Samantha Harrison, usually all laughs, freckles and braids, sleeps fitfully Tuesday nights. Visions of slipping, then gliding, across a patch of ice on Wednesday afternoons are too compelling for the 10-year-old to turn them off and sleep.
Samantha hangs out at East Baltimore's Bocek Recreation Center, a brick bunker of a building along Madison Street that is an after-school gathering spot for kids in the neighborhood. The adjacent basketball court, where the late National Basketball Association star Reggie Lewis once played, and the pool table inside are the two main diversions for the spirited legions arriving after the last school bell rings.
But since last month, Samantha and her friends have been ice skating once a week, a novelty as exotic to children poised between poverty and modest prosperity as Chinese food.
"The opportunity to do these kinds of things just doesn't come up for these kids," said Cecelia Howell, who has run the Bocek Recreational Center as a loving tyrant for 15 years. "It didn't for me."
Yesterday, a school bus arrived at Bocek Park to take 41 children to the Inner Harbor Ice Rink for skating lessons, pizza, and one of their first experiences with a sport they usually see only on television. In the late afternoon sun, the outdoor rink on the harbor's edge was frigid, the ice a dotted abstract of red hats and green ear muffs.
Samantha stepped confidently onto the ice, remembering her initial success three weeks ago. But her first turn around the oval was shaky. She clung to the rail, or a friend's hand, and related her travails to Ms.
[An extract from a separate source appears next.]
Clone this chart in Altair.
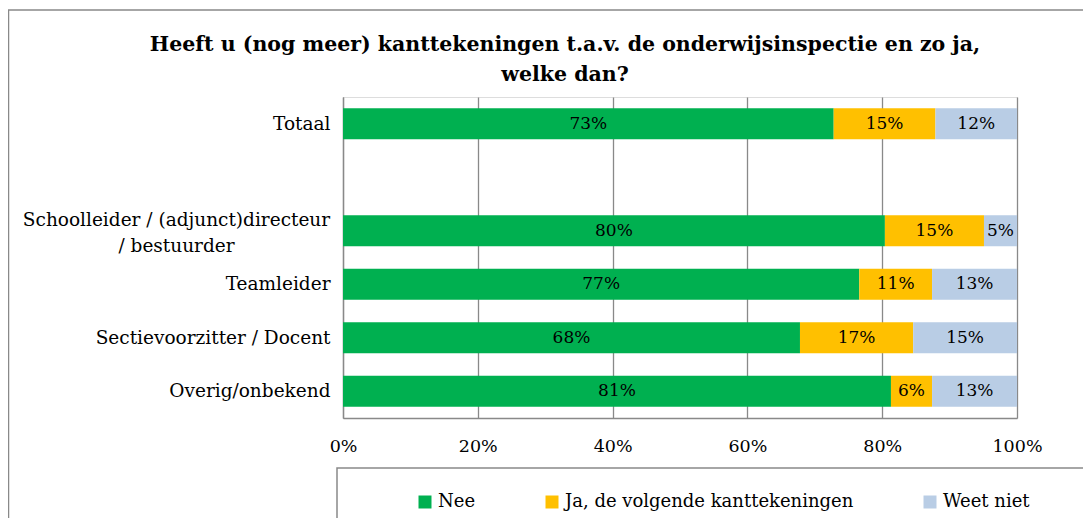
import altair as alt
import pandas as pd

categories = [
    "Totaal",
    " ",
    "Schoolleider / (adjunct)directeur / bestuurder",
    "Teamleider",
    "Sectievoorzitter / Docent",
    "Overig/onbekend",
]
bar_categories = [
    "Totaal",
    "Schoolleider / (adjunct)directeur / bestuurder",
    "Teamleider",
    "Sectievoorzitter / Docent",
    "Overig/onbekend",
]
series = ["Nee", "Ja, de volgende kanttekeningen", "Weet niet"]
nee = [72.8, 80.4, 76.6, 67.8, 81.3]
ja = [15.1, 14.7, 10.8, 16.8, 6.1]
weet_niet = [12.1, 4.9, 12.6, 15.4, 12.6]
colors = ["#00B050", "#FFC000", "#B9CDE5"]
x_ticks = [0, 20, 40, 60, 80, 100]

title_lines = [
    "Heeft u (nog meer) kanttekeningen t.a.v. de onderwijsinspectie  en zo ja,",
    "welke dan?",
]

rows = []
for i, cat in enumerate(bar_categories):
    start = 0.0
    for j, (name, vals) in enumerate(zip(series, [nee, ja, weet_niet])):
        v = vals[i]
        rows.append({
            "cat": cat,
            "serie": name,
            "order": j,
            "start": start,
            "end": start + v,
            "mid": start + v / 2,
            "label": f"{round(v)}%",
        })
        start += v
df = pd.DataFrame(rows)

FONT = "DejaVu Serif"
GRAY = "#898989"
LONG = "Schoolleider / (adjunct)directeur / bestuurder"
is_long = f"datum.value == '{LONG}'"

label_expr = (
    f"{is_long} ? ['Schoolleider / (adjunct)directeur', '/ bestuurder'] : datum.value"
)

y_enc = alt.Y(
    "cat:N",
    scale=alt.Scale(domain=categories, paddingInner=0.42, paddingOuter=0.21),
    axis=alt.Axis(
        title=None,
        ticks=False,
        labelFont=FONT,
        labelFontSize=18.5,
        labelColor="black",
        labelPadding={"condition": {"test": is_long, "value": 167}, "value": 13},
        labelAlign={"condition": {"test": is_long, "value": "center"}, "value": "right"},
        labelOffset={"condition": {"test": is_long, "value": -11}, "value": 0},
        labelLineHeight=26,
        labelExpr=label_expr,
        domainColor=GRAY,
        domainWidth=1.3,
        grid=False,
        labelLimit=400,
    ),
)

x_scale = alt.Scale(domain=[0, 100], nice=False)

bars = alt.Chart(df).mark_bar().encode(
    y=y_enc,
    x=alt.X(
        "start:Q",
        scale=x_scale,
        axis=alt.Axis(
            title=None,
            values=x_ticks,
            ticks=False,
            labelExpr="datum.value + '%'",
            labelFont=FONT,
            labelFontSize=17.5,
            labelColor="black",
            labelPadding=19,
            labelFlush=False,
            grid=True,
            gridColor=GRAY,
            gridWidth=1.3,
            domainColor=GRAY,
            domainWidth=1.3,
        ),
    ),
    x2="end:Q",
    color=alt.Color(
        "serie:N",
        scale=alt.Scale(domain=series, range=colors),
        legend=alt.Legend(
            title=None,
            orient="none",
            direction="horizontal",
            legendX=73,
            legendY=396,
            symbolType="square",
            symbolSize=169,
            symbolStrokeWidth=0,
            labelFont=FONT,
            labelFontSize=18,
            labelColor="black",
            labelOffset=4,
            columnPadding=67,
            padding=0,
            labelLimit=400,
        ),
    ),
    order=alt.Order("order:Q"),
)

texts = alt.Chart(df).mark_text(font=FONT, fontSize=17, color="black").encode(
    y=alt.Y("cat:N", scale=alt.Scale(domain=categories)),
    x=alt.X("mid:Q", scale=x_scale),
    text="label:N",
)

frame_df = pd.DataFrame({"a": [0]})
outer = alt.Chart(frame_df).mark_rect(fillOpacity=0, stroke=GRAY, strokeWidth=1.5).encode(
    x=alt.value(-334.5), x2=alt.value(900), y=alt.value(-87), y2=alt.value(600)
)
legend_box = alt.Chart(frame_df).mark_rect(fillOpacity=0, stroke=GRAY, strokeWidth=1.5).encode(
    x=alt.value(-6), x2=alt.value(900), y=alt.value(371), y2=alt.value(600)
)

title1 = alt.Chart(frame_df).mark_text(
    font=FONT, fontSize=20.5, fontWeight="bold", color="black", align="center", baseline="middle"
).encode(x=alt.value(222), y=alt.value(-52), text=alt.value(title_lines[0]))
title2 = alt.Chart(frame_df).mark_text(
    font=FONT, fontSize=20.5, fontWeight="bold", color="black", align="center", baseline="middle"
).encode(x=alt.value(222), y=alt.value(-22), text=alt.value(title_lines[1]))

chart = alt.layer(outer, legend_box, bars, texts, title1, title2).properties(
    width=674,
    height=321,
    autosize=alt.AutoSizeParams(type="none"),
    padding={"left": 335, "top": 89, "right": 66, "bottom": 100},
).configure_view(stroke=GRAY, strokeWidth=1.3).configure(background="white")

chart.save("out.html", embed_options={"renderer": "svg", "actions": False})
Howell when she made it around.
"I've lost it," Samantha said. "I can't get it back."
The weekly excursions, which will last through February, are paid for by Baltimore on Ice, the nonprofit organization that owns and operates the rink. The After School Skating Program, in which children from Southwest Baltimore's Carroll Park Recreation Center also participate, culminates in March with a recital for Mayor Kurt L. Schmoke. The program costs $7,500, which was raised from private foundations and individuals.
"I knew it was going to be culturally different for them, and I truly did not know how they were going to respond," said Ms. Howell, who becomes a rinkside cheerleader on the trips. "I was amazed at how they took to it and how they look forward to it."
The Inner Harbor is 4 miles from Bocek Park, which sits in the shadow of the closed Armco Steel plant, but it might as well be in a different state. For the children, East Baltimore life is circumscribed by slim resources. The streets -- some lined by well-kept rowhouses, others by windowless shells -- don't lead far without family cars or bus fare.
"It's just a bunch of nonsense out here," said Angela Rose, 13, of Highlandtown Middle School, who is the skating group's social commentator and court jester. "There's stuff like shooting, fighting, fires, drugs. But that stuff happens once in a blue moon."
On the bus, the skating that keeps Samantha up nights inspires the whole group to describe the sport's merits with full-throated delight. It's easy, they said, voices gathering volume. The laughing and high-fives become singing -- songs by Boyz II Men and T. L. C. Ms. Howell assigns the loudest to seats next to her.
At the rink, Samantha slowly regained her ice legs, striding and gliding next to her friend Michel, who began trying to copy some of the older children not from Bocek Park as they spun in tight circles at the rink's center.
"I'm getting it again," Samantha said. "You learn by falling. We even learn how to fall. Then you just get up and try again."